On the other side of the moral fence, we have a trio of cracking villains. Tadanobu Asano’s Lord Kira is an entertainingly smirking, smug bad guy, who stamps on people when they’ve fallen over and swaggers about in purple fabric. Backing him up is a wordless giant in chunky samurai armour – a truly formidable opponent. But the best boo-hiss antagonist of the piece is Rinko Kikuchi, who plays the absolute inverse of the softly-spoken heroine she brought us in Pacific Rim.
As the witch, Kikuchi gets to have all the fun, transforming herself into silver foxes and a menagerie of other animals, terrorising samurai warriors with her witchy powers and enchanted green spiders, and genuinely winding everybody up. Her performance could be described as a cross between Marion Cottillard’s femme fatale trickster in Inception and Maleficent out of Sleeping Beauty – a truly hypnotic creation who does something either amusing or disquieting every time she slithers onto the screen.

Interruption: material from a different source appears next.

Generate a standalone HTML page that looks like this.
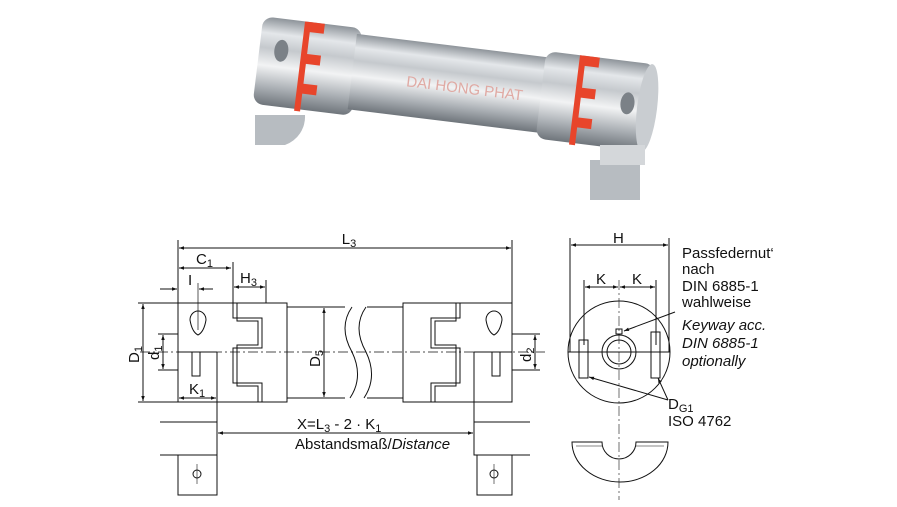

It’s characters like the witch, and a handful of imaginative set-pieces, such as a night-time fight illuminated by fire, or the stealthy take-over of a hilltop castle, which make 47 Ronin something more than a forgettable holiday spectacle. It isn’t in the same league as the best samurai movies from Japan, and it feels hobbled by the PG-13 stipulation that a swordfight can’t result in the spillage of blood, but Rinsch directs his set-pieces with flair for the most part, and it’s a handsome film to look at in its best moments.
Like the warriors of the title, 47 Ronin might have an uphill battle ahead of it at the Christmas box office, with the likes of The Desolation Of Smaug and Frozen still crowding audiences into multiplexes, but as an American attempt at a quintessentially Japanese genre, it fights valiantly to the very end.
47 Ronin is out in UK cinemas on the 26th December.